> Dan Fabulich [daniel.fabulich@yale.edu] wrote:
> >The utilities will only go out if the banking system is in shambles...
>
> Or there's a bug that they can't fix because the power systems went out
> too, and they can't even run the computers long enough to find it. I don't
> expect that to happen, but if there are unexpected bugs that take down
> most of the power generation system for weeks then the rest of the economy
> is probably hosed. If there aren't, then we'll probably be OK by 2001.
Please identify a plausible y2k-related bug in a computer used in
power-grid management, which could not be worked around acceptably by
(a) disabling the process that sets the date & time to match some
central clock, and then (b) telling the computer it's Jan 1 1980.
(Recall that perfection is not required.)
As for the power to bring it up, I'll guarantee that a UPS doesn't
really care what date it is, and the large majority of
system-critical computers can run for at least 20 minutes off their
UPSes. (The network I used to administer, has doubled the number of
servers since the last time they upgraded the UPS. So today the UPS
can only power all servers for 35 minutes.) If that isn't enough,
they'll shut down the servers running financial and office
applications, and drag those UPSes over.
> >The FDIC would only stop if the government went bankrupt; which won't
> >happen, because the IRS will not go down permanently. And fortunately for
> >the banks, they're closed Jan. 1. It's a national holiday. :)
>
> The question is, how long does the IRS have to go down before all those
> people who've lent trillions of dollars to the Feds decide that they're
> uncreditworthy and want their money back?
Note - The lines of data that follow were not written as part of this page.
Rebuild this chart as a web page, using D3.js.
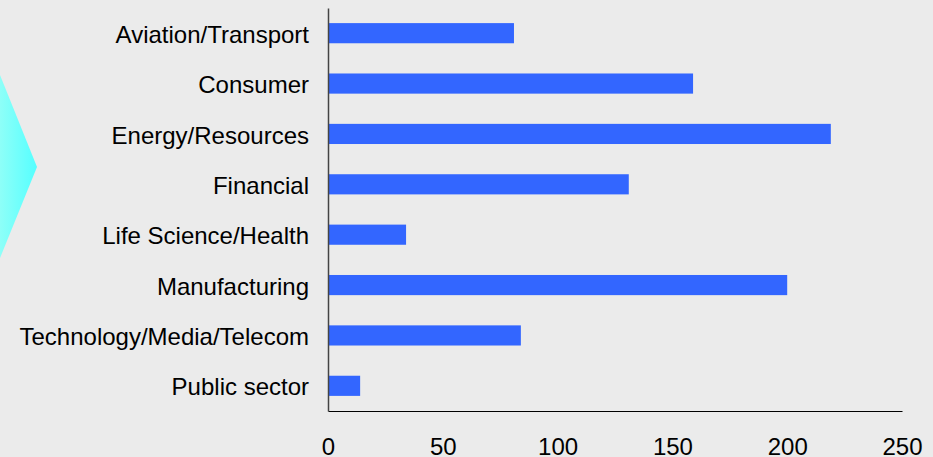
<!DOCTYPE html>
<html>
<head>
<meta charset="utf-8">
<script src="https://cdn.jsdelivr.net/npm/d3@7"></script>
<style>
  body { margin: 0; background: #ebebeb; }
  svg { display: block; }
  text { font-family: "Liberation Sans", Arial, sans-serif; fill: #000; }
</style>
</head>
<body>
<script>
var width = 933;
var height = 457;
var margin = {top: 8, right: 31, bottom: 46, left: 328};

// data
var sectors = ["Aviation/Transport", "Consumer", "Energy/Resources", "Financial",
    "Life Science/Health", "Manufacturing", "Technology/Media/Telecom", "Public sector"];
var counts = [81, 159, 219, 131, 34, 200, 84, 14];
var xTicks = [0, 50, 100, 150, 200, 250];

var innerWidth = width - margin.left - margin.right;
var innerHeight = height - margin.top - margin.bottom;

var data = sectors.map((s, i) => ({name: s, value: counts[i]}));

var svg = d3.select("body")
    .append("svg")
        .attr("width", width)
        .attr("height", height);

svg.append("rect")
    .attr("width", width)
    .attr("height", height)
    .attr("fill", "#ebebeb");

// cyan chevron on the left edge
var grad = svg.append("defs").append("linearGradient")
    .attr("id", "chev")
    .attr("x1", "0%").attr("x2", "100%");
grad.append("stop").attr("offset", "0%").attr("stop-color", "#9dfff6");
grad.append("stop").attr("offset", "100%").attr("stop-color", "#55ffff");

svg.append("path")
    .attr("d", "M-10,52 L0,75 L37,167 L0,258 L-10,280 Z")
    .attr("fill", "url(#chev)");

var g = svg.append("g")
    .attr("transform", "translate(" + margin.left + ", " + margin.top + ")");

// scales
var x = d3.scaleLinear()
    .domain([0, 250])
    .range([0, innerWidth]);

var y = d3.scaleBand()
    .domain(sectors)
    .range([0, innerHeight])
    .paddingInner(0.6)
    .paddingOuter(0.3);

// bars
g.selectAll("rect.bar")
    .data(data)
    .enter()
    .append("rect")
        .attr("class", "bar")
        .attr("fill", "#3366ff")
        .attr("x", 0)
        .attr("y", d => y(d.name))
        .attr("width", d => x(d.value))
        .attr("height", y.bandwidth());

// axes
var bottomAxis = d3.axisBottom(x)
    .tickValues(xTicks)
    .tickSize(0)
    .tickPadding(27);
var xg = g.append("g")
    .attr("transform", "translate(0, " + innerHeight + ")")
    .call(bottomAxis);
xg.select(".domain").attr("stroke", "#000").attr("stroke-width", 1.2);
xg.selectAll("text")
    .attr("font-size", 24)
    .attr("dy", "0.69em")
    .attr("font-family", "Liberation Sans, Arial, sans-serif");

var leftAxis = d3.axisLeft(y)
    .tickSize(0)
    .tickPadding(19);
var yg = g.append("g")
    .call(leftAxis);
yg.select(".domain").attr("stroke", "#444").attr("stroke-width", 1.5);
yg.selectAll("text")
    .attr("font-size", 24)
    .attr("dy", "0.4em")
    .attr("font-family", "Liberation Sans, Arial, sans-serif");
</script>
</body>
</html>
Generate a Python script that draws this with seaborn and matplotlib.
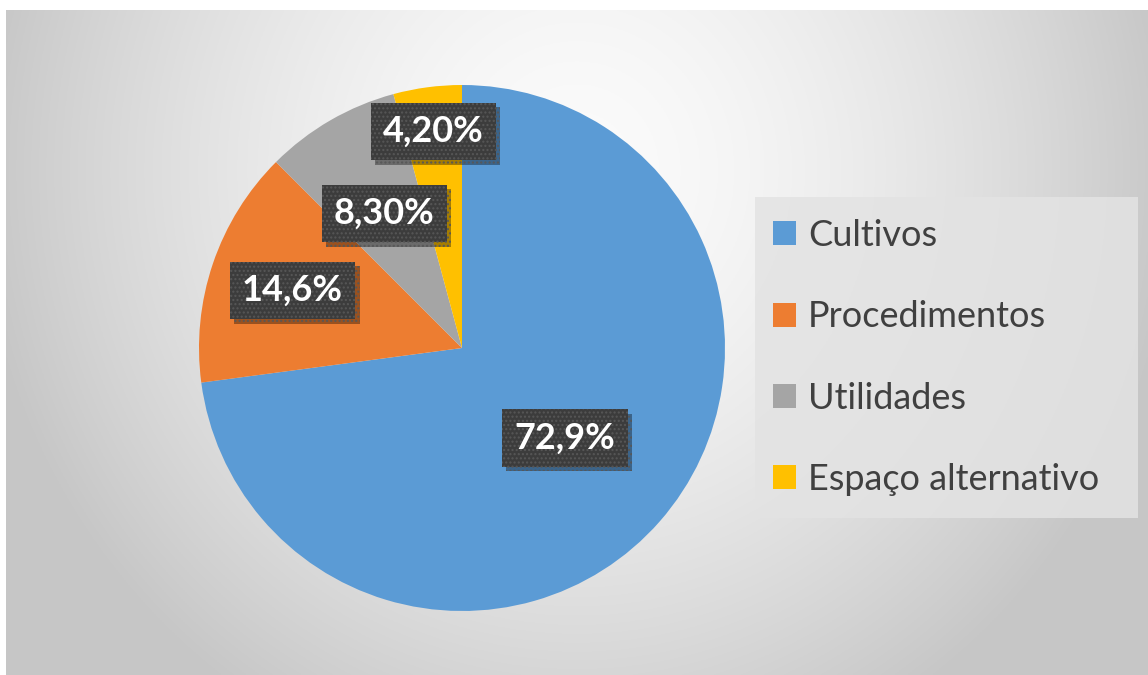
import numpy as np
import matplotlib
matplotlib.use("Agg")
import matplotlib.pyplot as plt
import matplotlib.patheffects as pe
from matplotlib.patches import Patch, Rectangle
import seaborn as sns

# ---- data ----
categories = ["Cultivos", "Procedimentos", "Utilidades", "Espaço alternativo"]
values = [72.9, 14.6, 8.3, 4.2]
value_labels = ["72,9%", "14,6%", "8,30%", "4,20%"]
label_dist = [0.52, 0.68, 0.59, 0.83]

sns.set_theme(style="white")
plt.rcParams["font.family"] = ["Lato", "DejaVu Sans"]
palette = sns.color_palette(["#5B9BD5", "#ED7D31", "#A5A5A5", "#FFC000"])

W, H = 1148, 675
fig = plt.figure(figsize=(W / 100, H / 100), dpi=100, facecolor="white")

# background with soft radial gradient
x0, y0 = 6, 10
bg = fig.add_axes([x0 / W, 0, (W - x0) / W, (H - y0) / H])
xs = np.linspace(x0, W, 600)
ys = np.linspace(y0, H, 400)
X, Y = np.meshgrid(xs, ys)
cx, cy = 577, 170
d = np.sqrt(((X - cx) / 571) ** 2 + ((Y - cy) / 600) ** 2)
val = 0.985 - 0.19 * np.clip(d, 0, 1.6) ** 1.6
val = np.clip(val, 0.78, 1)
img = np.dstack([val, val, val])
bg.imshow(img, aspect="auto", extent=[0, 1, 0, 1])
bg.set_axis_off()

# pie
pcx, pcy, r = 462, 348, 263
ax = fig.add_axes([(pcx - r) / W, (H - pcy - r) / H, 2 * r / W, 2 * r / H])
ax.set_facecolor("none")
wedges, _ = ax.pie(values, colors=palette, startangle=90, counterclock=False,
                   radius=1, wedgeprops=dict(linewidth=0))
ax.set_xlim(-1, 1)
ax.set_ylim(-1, 1)
ax.set_aspect("equal")
ax.set_axis_off()

for w, lab, dist in zip(wedges, value_labels, label_dist):
    ang = np.deg2rad((w.theta1 + w.theta2) / 2)
    t = ax.text(dist * np.cos(ang), dist * np.sin(ang), lab, ha="center", va="center",
                fontsize=26, fontweight="bold", color="white",
                bbox=dict(boxstyle="square,pad=0.34", facecolor="#3c3c3c",
                          edgecolor="#575757", hatch="....", linewidth=0))
    t.get_bbox_patch().set_path_effects([
        pe.SimplePatchShadow(offset=(3, -3), shadow_rgbFace="#000000", alpha=0.35),
        pe.Normal()])

# legend box
fig.patches.append(Rectangle((755 / W, 1 - 518 / H), (1138 - 755) / W, (518 - 197) / H,
                             transform=fig.transFigure, facecolor="#e3e3e3",
                             edgecolor="none", alpha=0.85, zorder=1))
handles = [Patch(facecolor=c, edgecolor="none") for c in palette]
leg = fig.legend(handles, categories, loc="center left",
                 bbox_to_anchor=(773 / W, 1 - 357.5 / H), frameon=False,
                 fontsize=26, handlelength=0.64, handleheight=0.64,
                 handletextpad=0.33, labelspacing=1.34, borderpad=0,
                 borderaxespad=0)
for t in leg.get_texts():
    t.set_color("#404040")

fig.savefig("out.png", dpi=100, facecolor="white")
Um... there is something you don't understand about federal debt.
It's BONDS.
Redeemable at a specified time and NOT BEFORE no matter how badly the
person wants to redeem them.
There are only two categories of bonds that are in any sense
exceptions to this:
(1) US Savings Bonds, which are an insignificant fraction of the
federal debt, and are 5- or 10-year bonds redeemable 6 months after
issue; and
(2) the special category of bonds that constitute federally-held
trust funds, and are redeemable upon demand -- if Congress and the
Treasury find it convenient to redeem them at that time. And the
Social Security Administration won't demand redemption for such a
trivial reason as the government being generally regarded as
bankrupt.
The shortest-term federal bonds have a term of, if I recall
correctly, 90 days. So the average outstanding bond of the shortest
term would be redeemable in 45 days. But IRS income is normally
extremely cyclical, and there is probably little money coming in in
the first 10 days of January anyway: bonds redeemable in that period
are redeemed from funds left over from before, or funds raised by
selling new bonds. So you're looking at a bare minimum of 10 days,
and probably more than 30, before the IRS's problems actually have a
real impact.
Can that be gotten around? Sure. Take photocopies of the checks and
then go deposit the checks. When the computers are fixed, then
process the photocopies as if they were checks.